Question

Annotation with de novo or genome guided transcriptome assembly

1

Entering edit mode

6.0 years ago

EarlyEvol ▴ 30

Hi all,

This might be pretty inconsequential in the end but should I use a de novo or genome guided transcriptome assembly to feed into an annotation pipeline (funannotate)? It seems to me like the trade-off is accuracy vs independence of evidence. Genome guided might be more accurate, but a little redundant because RNA-seq reads are mapped to the genome to create this assembly and mapping is used directly as evidence too. De novo assembly is more error prone yet is completely independent of genome structure.

One thing that might change the answer is that i'm really interested in gene paralogs, which Trinity's genome guided approach is (reportedly) better at identifying.

This probably falls into the category of over optimization, but I would like to get someone else's take on it for sanity (and knowledge).

Thanks, Earl

RNA-Seq Assembly Trinity annotation funannotate • 2.2k views

ADD COMMENT • link updated 6.0 years ago by h.mon 35k • written 6.0 years ago by EarlyEvol ▴ 30

score 0 · Answer 1 · 2018-11-16

If you have RNAseq data and pass it to funannotate predict, it will do genome-guided assembly for you (and parse results, etc).
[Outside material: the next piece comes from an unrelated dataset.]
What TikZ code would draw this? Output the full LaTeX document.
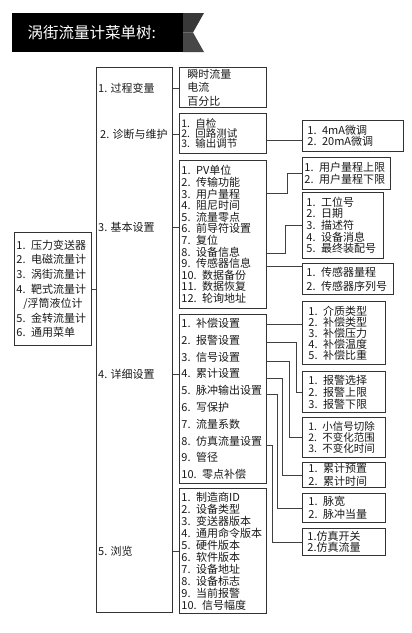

From the manual:

funannotate train

In order to use this script you will need RNA-seq data from the genome you are annotating, if you don't have RNA-seq data then funannotate predict will train Augustus during runtime. This script is a wrapper for genome-guided Trinity RNA-seq assembly followed by PASA assembly. These methods will generate the input data to funannotate predict, i.e. coord-sorted BAM alignments, trinity transcripts, and high quality PASA GFF3 annotation. This script unfortunately has lots of dependencies that include Hisat2, Trinity, Samtools, Fasta, GMAP, Blat, MySQL, PASA, and RapMap. The $PASAHOME and $TRINITYHOME environmental variables need to be set or passed at runtime.

Thankfully, MySQL is not needed, funannotate can use SQLite.

My experience is funannotate will find more genes with the genome-guided assembly, compared to de novo assembly and mapping of the transcripts.